:: Source excerpt

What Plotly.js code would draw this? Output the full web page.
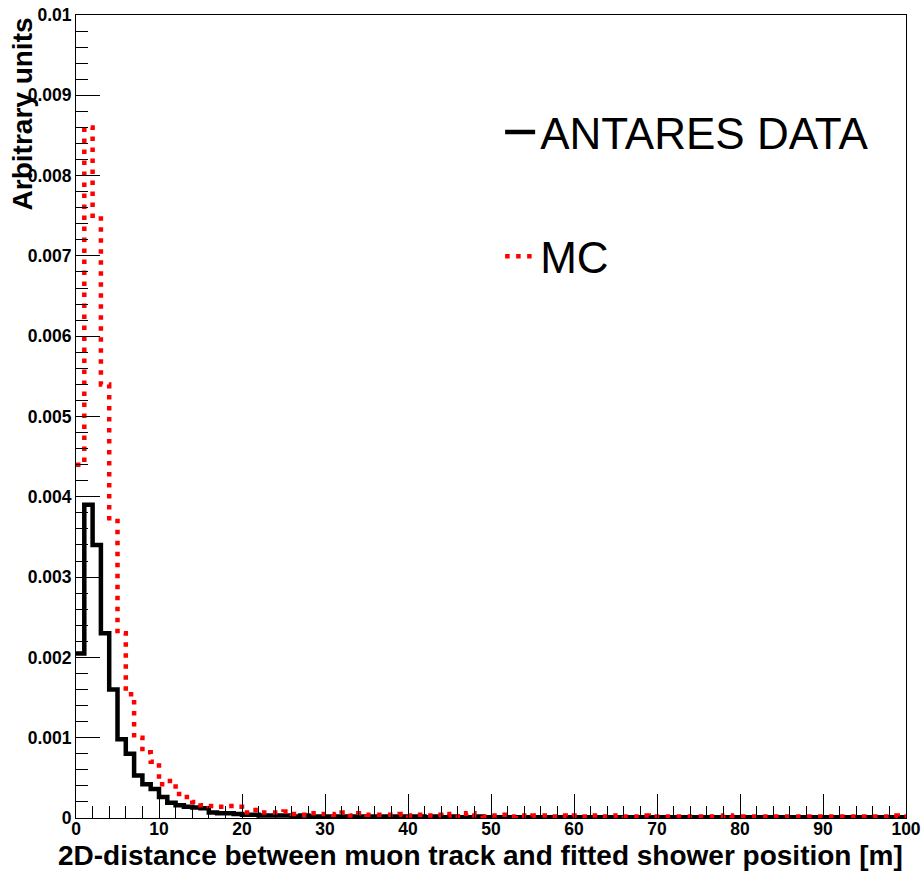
<!DOCTYPE html>
<html>
<head>
<meta charset="utf-8">
<script src="https://cdn.plot.ly/plotly-3.0.1.min.js"></script>
<style>html,body{margin:0;padding:0;background:#fff;}#chart{width:921px;height:871px;}</style>
</head>
<body>
<div id="chart"></div>
<script>
// Histogram: 100 bins of width 1 m from 0 to 100 m
const binEdges = Array.from({length: 101}, (_, i) => i);

const dataVals = [
  0.00205,0.0039,0.0034,0.0023,0.0016,0.00098,0.0008,0.00053,0.00042,0.00036,
  0.00026,0.00019,0.00016,0.00014,0.00013,0.00012,0.00007,0.00006,0.00006,0.00005,
  0.00004,0.00004,0.00003,0.00003,0.00003,0.00003,0.00002,0.00003,0.00002,0.00002,
  0.00002,0.00002,0.00002,0.00002,0.00002,0.00002,0.00002,0.00002,0.00002,0.00002,
  0.00002,0.00002,0.00001,0.00002,0.00001,0.00002,0.00001,0.00001,0.00002,0.00001,
  0.00001,0.00001,0.00001,0.00001,0.00001,0.00001,0.00001,0.00001,0.00001,0.00001,
  0.00001,0.00001,0.00001,0.00001,0.00001,0.00001,0.00001,0.00001,0.00001,0.00001,
  0.00001,0.00001,0.00001,0.00001,0.00001,0.00001,0.00001,0.00001,0.00001,0.00001,
  0.00001,0.00001,0.00001,0.00001,0.00001,0.00001,0.00001,0.00001,0.00001,0.00001,
  0.00001,0.00001,0.00001,0.00001,0.00001,0.00001,0.00001,0.00001,0.00001,0.00001
];

const mcVals = [
  0.0044,0.0086,0.0075,0.0054,0.0037,0.0023,0.00154,0.001,0.00082,0.0007,
  0.00042,0.00046,0.0003,0.00026,0.0002,0.00016,0.00015,0.00014,0.00015,0.00014,
  0.00007,0.0001,0.00007,0.00007,0.00007,0.00008,0.00005,0.00004,0.00006,0.00005,
  0.00005,0.00004,0.00007,0.00003,0.00006,0.00004,0.00004,0.00004,0.00004,0.00005,
  0.00003,0.00004,0.00003,0.00004,0.00003,0.00005,0.00002,0.00006,0.00003,0.00002,
  0.00003,0.00004,0.00002,0.00003,0.00002,0.00003,0.00003,0.00002,0.00003,0.00002,
  0.00003,0.00002,0.00003,0.00002,0.00002,0.00003,0.00002,0.00002,0.00003,0.00002,
  0.00002,0.00002,0.00002,0.00002,0.00002,0.00002,0.00002,0.00002,0.00003,0.00002,
  0.00002,0.00002,0.00002,0.00002,0.00002,0.00002,0.00002,0.00002,0.00002,0.00002,
  0.00002,0.00002,0.00002,0.00002,0.00002,0.00002,0.00002,0.00002,0.00003,0.00002
];

const seriesNames = ["ANTARES DATA", "MC"];
const yTickVals = [0,0.001,0.002,0.003,0.004,0.005,0.006,0.007,0.008,0.009,0.01];
const yTickText = ["0","0.001","0.002","0.003","0.004","0.005","0.006","0.007","0.008","0.009","0.01"];
const xTickVals = [0,10,20,30,40,50,60,70,80,90,100];
const xTickText = ["0","10","20","30","40","50","60","70","80","90","100"];
const xTitle = "2D-distance between muon track and fitted shower position [m]";
const yTitle = "Arbitrary units";

// step outline: last value repeated so the final bin reaches its right edge
const stepY = v => v.concat([v[v.length - 1]]);

const FONT = "Liberation Sans, Arial, Helvetica, sans-serif";

const traces = [
  {
    type: "scatter", mode: "lines", name: seriesNames[0], legendgroup: "a",
    x: binEdges, y: stepY(dataVals),
    line: {shape: "hv", color: "#000000", width: 4.5}
  },
  {
    type: "scatter", mode: "lines", name: seriesNames[1], legendgroup: "b",
    x: binEdges, y: stepY(mcVals),
    line: {shape: "hv", color: "#ff0000", width: 4.5, dash: "4.5px,6.5px"}
  }
];

const axisCommon = {
  showline: true, linecolor: "#000", linewidth: 1, mirror: true,
  showgrid: false, zeroline: false,
  ticks: "inside", tickcolor: "#000", tickwidth: 1, ticklen: 24,
  tickfont: {family: FONT, size: 17.5, color: "#000", weight: "bold"},
  fixedrange: true
};

const layout = {
  width: 921, height: 871,
  paper_bgcolor: "#fff", plot_bgcolor: "#fff",
  margin: {l: 76, r: 15, t: 15, b: 53},
  showlegend: true,
  legend: {
    x: 0.511, y: 0.898, xanchor: "left", yanchor: "top",
    bgcolor: "rgba(0,0,0,0)", borderwidth: 0,
    font: {family: FONT, size: 44, color: "#000"},
    traceorder: "grouped", tracegroupgap: 64
  },
  xaxis: Object.assign({}, axisCommon, {
    range: [0, 100],
    tickmode: "array", tickvals: xTickVals, ticktext: xTickText,
    ticklabelstandoff: -5,
    minor: {ticks: "inside", ticklen: 12, tickcolor: "#000", tickwidth: 1, dtick: 2, showgrid: false}
  }),
  yaxis: Object.assign({}, axisCommon, {
    range: [0, 0.01],
    tickmode: "array", tickvals: yTickVals, ticktext: yTickText,
    minor: {ticks: "inside", ticklen: 12, tickcolor: "#000", tickwidth: 1, dtick: 0.0002, showgrid: false}
  }),
  annotations: [
    {
      text: xTitle, xref: "paper", yref: "paper", x: 0.9985, y: -0.047,
      xanchor: "right", yanchor: "middle", showarrow: false,
      font: {family: FONT, size: 28, color: "#000", weight: "bold"}
    },
    {
      text: yTitle, xref: "paper", yref: "paper", x: -0.064, y: 1.0,
      xanchor: "center", yanchor: "top", showarrow: false, textangle: -90,
      font: {family: FONT, size: 28, color: "#000", weight: "bold"}
    }
  ]
};

Plotly.newPlot("chart", traces, layout, {displayModeBar: false, staticPlot: true});
</script>
</body>
</html>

::::

(Set problem): Keep the pictures out of the copy and return the rest of the data above exactly.

(Output):
What Plotly.js code would draw this? Output the full web page.
<!DOCTYPE html>
<html>
<head>
<meta charset="utf-8">
<script src="https://cdn.plot.ly/plotly-3.0.1.min.js"></script>
<style>html,body{margin:0;padding:0;background:#fff;}#chart{width:921px;height:871px;}</style>
</head>
<body>
<div id="chart"></div>
<script>
// Histogram: 100 bins of width 1 m from 0 to 100 m
const binEdges = Array.from({length: 101}, (_, i) => i);

const dataVals = [
  0.00205,0.0039,0.0034,0.0023,0.0016,0.00098,0.0008,0.00053,0.00042,0.00036,
  0.00026,0.00019,0.00016,0.00014,0.00013,0.00012,0.00007,0.00006,0.00006,0.00005,
  0.00004,0.00004,0.00003,0.00003,0.00003,0.00003,0.00002,0.00003,0.00002,0.00002,
  0.00002,0.00002,0.00002,0.00002,0.00002,0.00002,0.00002,0.00002,0.00002,0.00002,
  0.00002,0.00002,0.00001,0.00002,0.00001,0.00002,0.00001,0.00001,0.00002,0.00001,
  0.00001,0.00001,0.00001,0.00001,0.00001,0.00001,0.00001,0.00001,0.00001,0.00001,
  0.00001,0.00001,0.00001,0.00001,0.00001,0.00001,0.00001,0.00001,0.00001,0.00001,
  0.00001,0.00001,0.00001,0.00001,0.00001,0.00001,0.00001,0.00001,0.00001,0.00001,
  0.00001,0.00001,0.00001,0.00001,0.00001,0.00001,0.00001,0.00001,0.00001,0.00001,
  0.00001,0.00001,0.00001,0.00001,0.00001,0.00001,0.00001,0.00001,0.00001,0.00001
];

const mcVals = [
  0.0044,0.0086,0.0075,0.0054,0.0037,0.0023,0.00154,0.001,0.00082,0.0007,
  0.00042,0.00046,0.0003,0.00026,0.0002,0.00016,0.00015,0.00014,0.00015,0.00014,
  0.00007,0.0001,0.00007,0.00007,0.00007,0.00008,0.00005,0.00004,0.00006,0.00005,
  0.00005,0.00004,0.00007,0.00003,0.00006,0.00004,0.00004,0.00004,0.00004,0.00005,
  0.00003,0.00004,0.00003,0.00004,0.00003,0.00005,0.00002,0.00006,0.00003,0.00002,
  0.00003,0.00004,0.00002,0.00003,0.00002,0.00003,0.00003,0.00002,0.00003,0.00002,
  0.00003,0.00002,0.00003,0.00002,0.00002,0.00003,0.00002,0.00002,0.00003,0.00002,
  0.00002,0.00002,0.00002,0.00002,0.00002,0.00002,0.00002,0.00002,0.00003,0.00002,
  0.00002,0.00002,0.00002,0.00002,0.00002,0.00002,0.00002,0.00002,0.00002,0.00002,
  0.00002,0.00002,0.00002,0.00002,0.00002,0.00002,0.00002,0.00002,0.00003,0.00002
];

const seriesNames = ["ANTARES DATA", "MC"];
const yTickVals = [0,0.001,0.002,0.003,0.004,0.005,0.006,0.007,0.008,0.009,0.01];
const yTickText = ["0","0.001","0.002","0.003","0.004","0.005","0.006","0.007","0.008","0.009","0.01"];
const xTickVals = [0,10,20,30,40,50,60,70,80,90,100];
const xTickText = ["0","10","20","30","40","50","60","70","80","90","100"];
const xTitle = "2D-distance between muon track and fitted shower position [m]";
const yTitle = "Arbitrary units";

// step outline: last value repeated so the final bin reaches its right edge
const stepY = v => v.concat([v[v.length - 1]]);

const FONT = "Liberation Sans, Arial, Helvetica, sans-serif";

const traces = [
  {
    type: "scatter", mode: "lines", name: seriesNames[0], legendgroup: "a",
    x: binEdges, y: stepY(dataVals),
    line: {shape: "hv", color: "#000000", width: 4.5}
  },
  {
    type: "scatter", mode: "lines", name: seriesNames[1], legendgroup: "b",
    x: binEdges, y: stepY(mcVals),
    line: {shape: "hv", color: "#ff0000", width: 4.5, dash: "4.5px,6.5px"}
  }
];

const axisCommon = {
  showline: true, linecolor: "#000", linewidth: 1, mirror: true,
  showgrid: false, zeroline: false,
  ticks: "inside", tickcolor: "#000", tickwidth: 1, ticklen: 24,
  tickfont: {family: FONT, size: 17.5, color: "#000", weight: "bold"},
  fixedrange: true
};

const layout = {
  width: 921, height: 871,
  paper_bgcolor: "#fff", plot_bgcolor: "#fff",
  margin: {l: 76, r: 15, t: 15, b: 53},
  showlegend: true,
  legend: {
    x: 0.511, y: 0.898, xanchor: "left", yanchor: "top",
    bgcolor: "rgba(0,0,0,0)", borderwidth: 0,
    font: {family: FONT, size: 44, color: "#000"},
    traceorder: "grouped", tracegroupgap: 64
  },
  xaxis: Object.assign({}, axisCommon, {
    range: [0, 100],
    tickmode: "array", tickvals: xTickVals, ticktext: xTickText,
    ticklabelstandoff: -5,
    minor: {ticks: "inside", ticklen: 12, tickcolor: "#000", tickwidth: 1, dtick: 2, showgrid: false}
  }),
  yaxis: Object.assign({}, axisCommon, {
    range: [0, 0.01],
    tickmode: "array", tickvals: yTickVals, ticktext: yTickText,
    minor: {ticks: "inside", ticklen: 12, tickcolor: "#000", tickwidth: 1, dtick: 0.0002, showgrid: false}
  }),
  annotations: [
    {
      text: xTitle, xref: "paper", yref: "paper", x: 0.9985, y: -0.047,
      xanchor: "right", yanchor: "middle", showarrow: false,
      font: {family: FONT, size: 28, color: "#000", weight: "bold"}
    },
    {
      text: yTitle, xref: "paper", yref: "paper", x: -0.064, y: 1.0,
      xanchor: "center", yanchor: "top", showarrow: false, textangle: -90,
      font: {family: FONT, size: 28, color: "#000", weight: "bold"}
    }
  ]
};

Plotly.newPlot("chart", traces, layout, {displayModeBar: false, staticPlot: true});
</script>
</body>
</html>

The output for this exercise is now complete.